Friday 23 October 2015

Rape Narratives: How Far Have we Come.

It is 2015 and I find it quite shocking that rape is still somehow the women's fault.  This is a simplistic sentence, I know, but from all the readings this week, we are still talking about what women can do or not do to protect herself from being raped.  It never seems to be about the perpetrators.  We are given safety rules that have proven to not work, we are judged on our clothing and past behaviour, we are told that it is inevitable because men have penises so they will rape, we are told rape is a script so me must break it, and backlash feminists tell us that feminism is the cause of our "perception" of being raped. I found this a little heartbreaking, in 2015, the narrative about rape is still about the women, there is almost an absence of perpetrators or they are somehow portrayed in a sympathetic light when one case of a wrongful rape case is brought to light.  In the Steubenville case in the States, I still remember when the perpetrators were found guilty how the female reporter talked about "the poor boys" and how their lives would now be ruined.  Not about the victim, how her life was actually ruined because of the incident, during the trial and after the verdict.  This narrative is still quite entrenched, it always seems to be a variation of the "poor boys".
When I read about the backlash feminist, something I was not very familiar with, I have to say it left a bad taste in my mouth.  Again 2015, and it seems to me we are going backwards.  So, apparently women have been brainwashed by radical feminists and it is really not rape "Victims in fact owe their victimization not to the experience of rape but to a feminist  propaganda that has brainwashed women into thinking of themselves as victims"(Mardorossian 748); because that's what all women want to be:victims.  I found Roiphe to be the most distasteful "Rape is only one aspect of this game that has been misnamed as a crime and should be returned to its original and healthy definition"(748).  Really, rape has a healthy definition?

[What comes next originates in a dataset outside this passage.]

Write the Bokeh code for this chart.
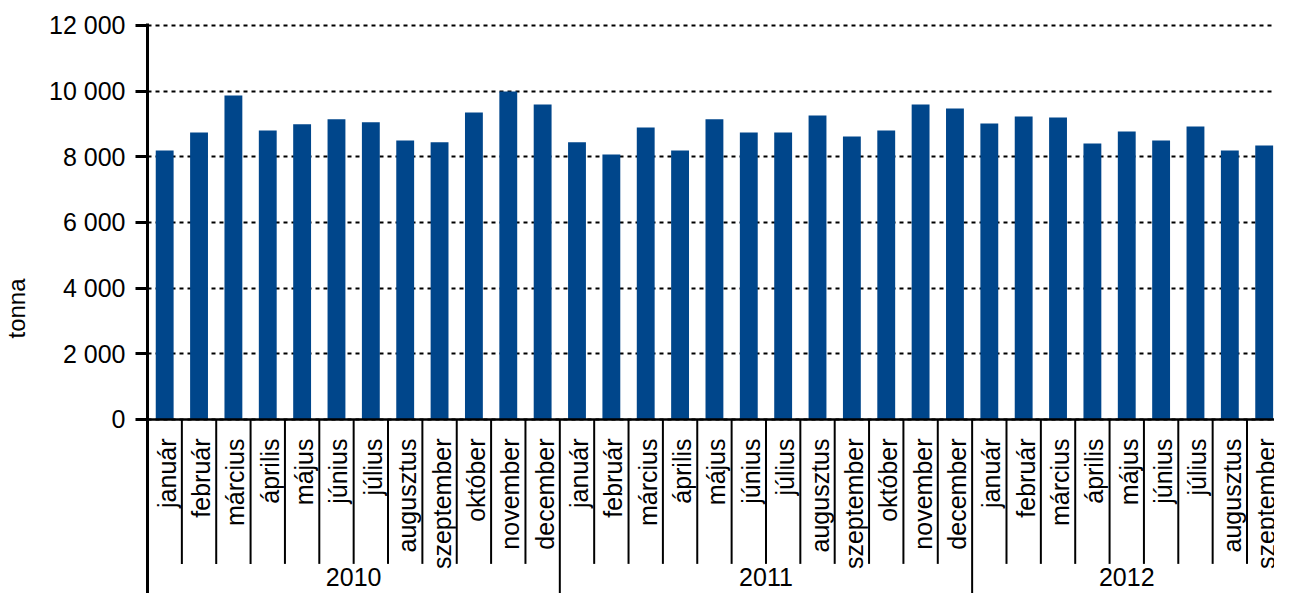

This is something new to me.  What I find quite sad is how some women are following this narrative and thinking that their experiences were just an unfulfilling sexual experience.  The good to come out of all this is that author states "Indeed, this focuses us to acknowledge that there is no homogeneous standpoint among rape victims that is available in an unmediated fashion"(750).  This is important because the lack of a concrete theory of rape has opened up a vacuum for backlash feminists who filled with seemingly popular garbage that is being accepted by victims and popular media.  That is why we desperately need a cohesive approach on rape and rapists that does not somehow always bring it back to the victim not doing what she was supposed to do protect herself according to some ridiculous theory.

1 comment:

  1. Aaishah I completely agree that the victim should not be the bearer of responsibility in rape. It’s quite a sorry sight when you watch the news and the perpetrator is made into a victim of his own crime. I too wish this weren’t the reality of our rape culture. Yet I can also be sympathetic to writers such as Cahill and Marcus who attempt to bring empowerment to women through theories such as a rape script or feminist self-defense. Although their work is narrowed focused I believe they come from a place of good intention.
    I personally see the core issue with rape culture is how it seems unchangeable. That the work of backlash feminist such as Rolphie hold any weight is due to the popular assumption that rape (or something similar) has been happening for so long that it is simply ‘natural’. This perspective similarly colours feminist writing which seeks any alternative within rape culture to empower women. It is from this starting point that Marcus and Cahill write for women to change the nature of rape and sexual assault, because they hold the belief that men will always be perpetrators of rape. All in all I see their work as a well-meaning attempt at offering women alternatives to empower themselves. If not physically through self-defense, then mentally through the belief that there the existed the possibility of resistance.